Many people believe that negotiations are “all or nothing”, and that there has to be one winner and one loser. Nothing could be farther from the truth. While the goal of negotiation is most certainly getting what you want, the fact is that the best deals (the ones that stick) incorporate terms and ideas from both parties.
In this article, we’ll provide some tactics and tips that good negotiators use get what they want. These suggestions may be used in virtually any negotiation process.
Before the Negotiation
Prior to entering any formal negotiation, it is important for an individual to think about what he or she wants to achieve from the process. To that end, it makes sense to put on paper specific goals or desirable outcomes. Be optimistic. Ask yourself what would be a “home run” in your deal? This could be as simple as the other party conceding entirely to your wishes. Next, individuals should identify several fall-back positions that
they’d be comfortable with that would still get the deal done. The idea is to have thought out as many scenarios as possible.
The next task should be to identify (or try to identify) any potential weaknesses in the opposing party’s position. For example, if in a real estate transaction one party knows that the other party has to sell a certain property or face a liquidity crisis, this is valuable information that can be used in negotiation. Identification of weaknesses is important because it may allow the party that has done its homework to capitalize on the other party’s weaknesses and turn negotiations in its own favor, or at the very least help both parties to better identify an area of middle ground.
Another pre-negotiation exercise, and it is something that most people don’t do but should, is to come up with a list of reasons why their proposal would also be beneficial to the opposing party. The logic is to then bring up the key points of this list in the actual negotiation with the counterparty in the hope that the points will advance the cause and/or help to identify some common ground. Again, using real estate as an example, perhaps one party – in this case a company – could argue that its bid for a particular property is more favorable than others (even though it’s lower in terms of dollars) because it is an all-cash offer, as opposed to a riskier financing or a stock swap. By specifically pointing out the advantages to both parties, the negotiator increases the odds of getting the deal done.

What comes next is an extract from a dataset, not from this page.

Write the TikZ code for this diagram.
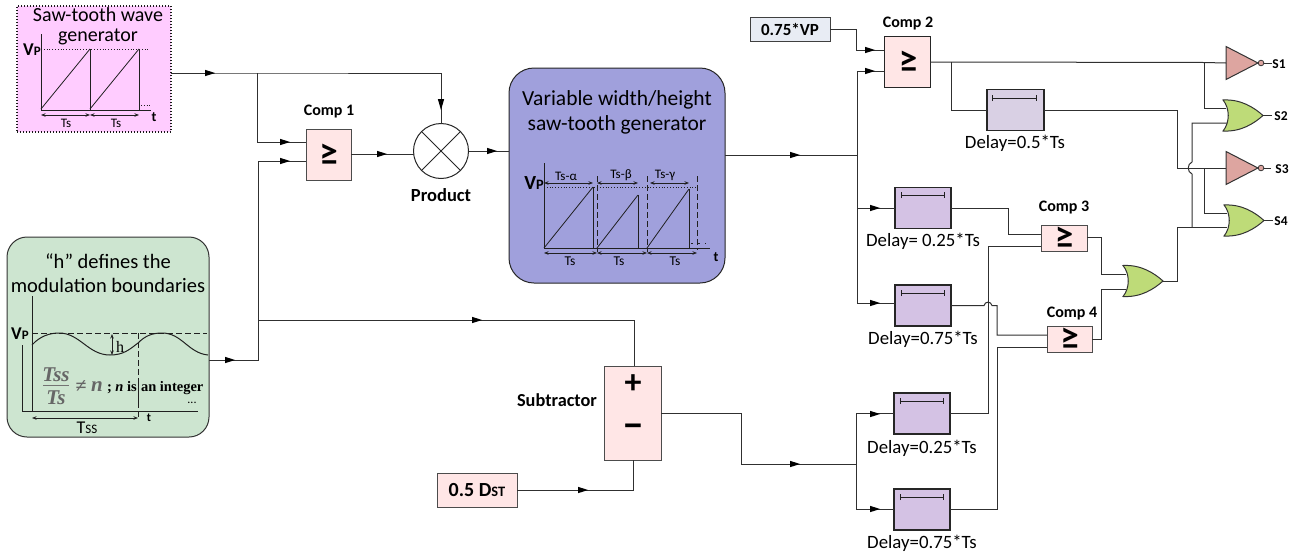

Ideally, each party should identify its goals and objectives at the outset. This allows each participant in the negotiation to know where the other stands. It also establishes a basis for a give-and-take conversation. At this point, each party may then offer its fall-back proposals and counter proposals in order to hammer out a deal.
That said, beyond the initial volley of proposals, there are also other things that negotiators can do to enhance their chances of turning the deal in their favor. Let’s use body language analysis as an example.
Was your proposal well received? Positive signs include nodding of the head and direct eye contact. Negative signs include folding of the arms (across the chest), aversion of the eyes or a subtle head shake as if to say “no”. Pay attention next time you ask someone a question. You’ll see that more often than not, a person’s body language can yield a lot of information regarding his or her underlying feelings.
If a negotiation is done by phone, body language can’t be determined.